Oscar
Arnal. EL UNIVERSAL
Para
Venezuela el peor escenario sería una guerra civil. Ya tuvimos una, que se
llamó la guerra larga o federal, y que trajo cinco años de dolor, devastación y
sangre. El odio se esparció entre nosotros. Se gritaron consignas absurdas:
"que mueran los blancos y todo aquel
que sepa leer y escribir"... "Tierra
y hombre libres"... "Horror
a la oligarquía"... Finalizada, Antonio Leocadio Guzmán, uno de sus
principales instigadores afirmó que ellos habían levantado las banderas del
federalismo porque el grupo gobernante era centralista, pero si hubiera sido al
revés, argumentaban lo contrario. Se trataba solo de tomar el poder por el
poder. Al final no hubo cambios y todo siguió igual. El siglo XIX fue el tiempo
de las montoneras, las revoluciones y los caudillos alzados. Al final el estribillo
que se cantaba era aquel que exclamaba: "ya Venezuela no quiere guerra, porque esta tierra se va a acabar,
militares, generales, coroneles, sinvergüenzas, no la dejan descansar".
La guerra federal terminó con la dictadura de Páez. En la autobiografía del
centauro, un libro obligado para cualquier historiador o político venezolano,
Páez señala que nada puede ser peor que una guerra entre compatriotas. Páez se
fue con el tratado de Coche y nunca más volvió a residenciarse en Venezuela. El
propio presidente Caldera, siempre contaba una anécdota, señalando que nada
como la paz, aunque ésta fuera tuerta y hasta de malos augurios.
En
los últimos días, hemos vivido muchas tragedias, con un saldo de más de una
decena de muertos, heridos y más de quinientos detenidos.

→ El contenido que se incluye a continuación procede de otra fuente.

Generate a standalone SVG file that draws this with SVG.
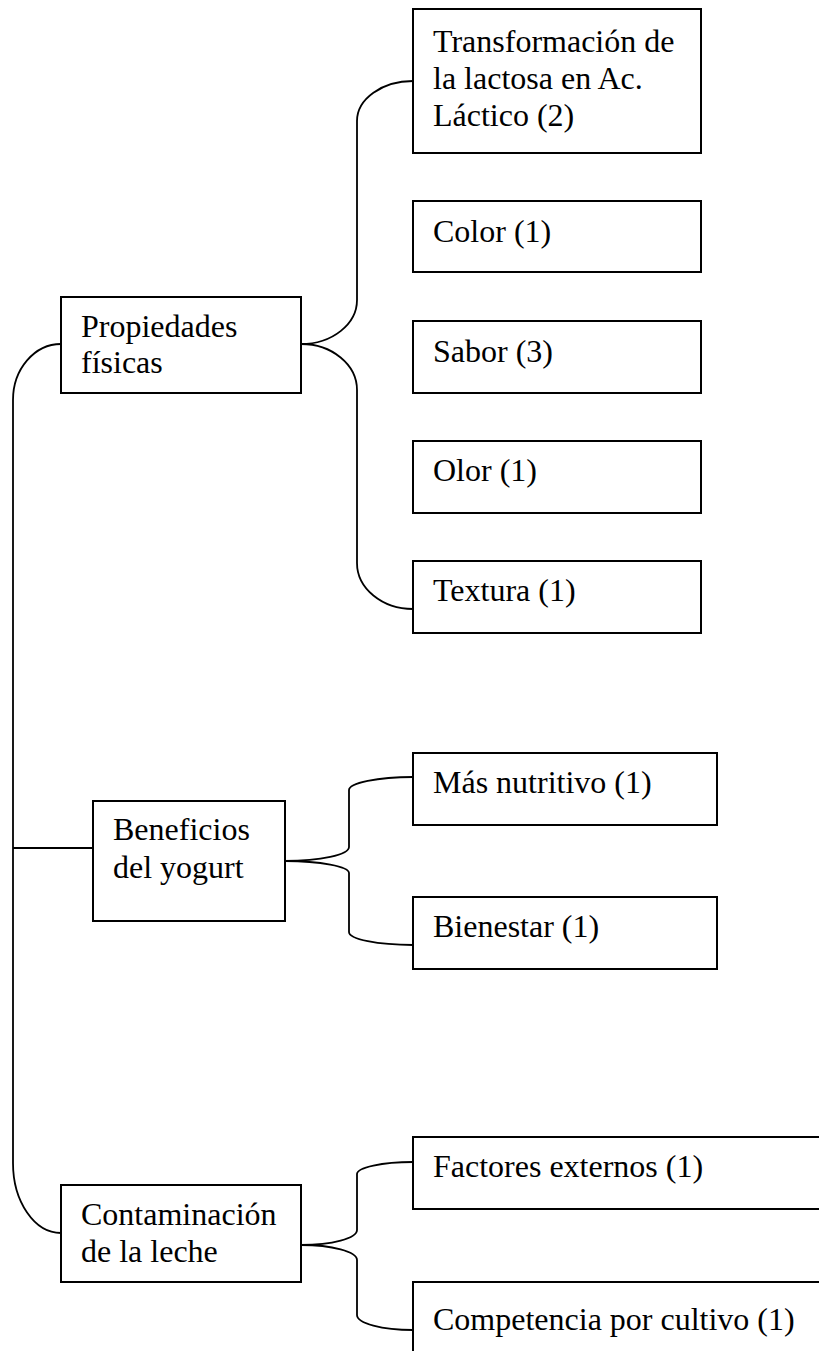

Algunos de los
asesinatos y parte de la violencia se han producido en circunstancias muy
extrañas, que dejan muchas interrogantes. La protesta tiene su foco en sectores
de clase media y se han causado grandes destrozos a la propiedad pública y privada.
Las pérdidas humanas sobre todo, pero también las materiales son inmensas. La
educación se ha semiparalizado con graves consecuencias para quienes son el
futuro del país. Muchas de nuestras calles se trancan con barricadas e
incendios. El caos se siente especialmente en los vecindarios de las clases más
favorecidas.
Por
las redes sociales, hay un mensaje reiterado que apela a una salida ya y a las
guarimbas. Acusan a este gobierno de ser una dictadura, pero muchos sin darse
cuenta claman por otra y por una guerra. Por un golpe que saque a quienes
gobiernan del poder. No se dan cuenta, que sí eso se llegará a producir, en ese
nuevo gobierno, nunca de facto podrían estar quienes están en la línea
opositora al frente, porque el país explotaría en mil pedazos. El PSUV ganó
veinte gobernaciones, la oposición solo tres, y once de los gobernadores
oficialistas son militares. Controlan casi todo el país rural, con un poco más
del 70% de las alcaldías en su poder. En las zonas más populares de la capital
el chavismo sigue siendo mayoría. Algunos ingenuamente, dicen que el nuevo
gobierno llamaría a elecciones. A mí no me extraña, que en ese remoto
escenario, producto de la victimización, las vuelvan a ganar como lo hizo Perón
en Argentina o los sandinistas en Nicaragua.
La
protesta es vital. Es un derecho y debe ser permanente. Pero siempre pacífica,
llamando a la paz y con propuestas firmes. Nuestros hermanos colombianos se han
matado durante más de 50 años, en una guerra civil absurda, que hoy gracias a
Dios languidece. En países con tiranías horribles, a la de Pinochet en Chile o
a la del Partido Comunista en Polonia, se las derrotó con amplitud en las
urnas. Durante la llamada "republica civil", Luis Herrera Campins con
Copei y Caldera, venció a AD, en medio de un boom económico sin precedentes. No
es el caso del actual gobierno, el modelo económico seguirá colapsando si no
hay grandes rectificaciones. La inflación, la escasez y la inseguridad están
desbordadas. El pueblo como siempre lo hizo antes, apostará muy duro en otra
dirección, será el momento de una Constituyente y del revocatorio para
cambiarlo todo. El año que viene son las parlamentarias, que servirán para
volver a medir las fuerzas populares. Basta ya de acelerar una salida incierta,
donde el remedio siempre en medio de la violencia, quemándonos entre nosotros
mismos, es mucho peor que la enfermedad.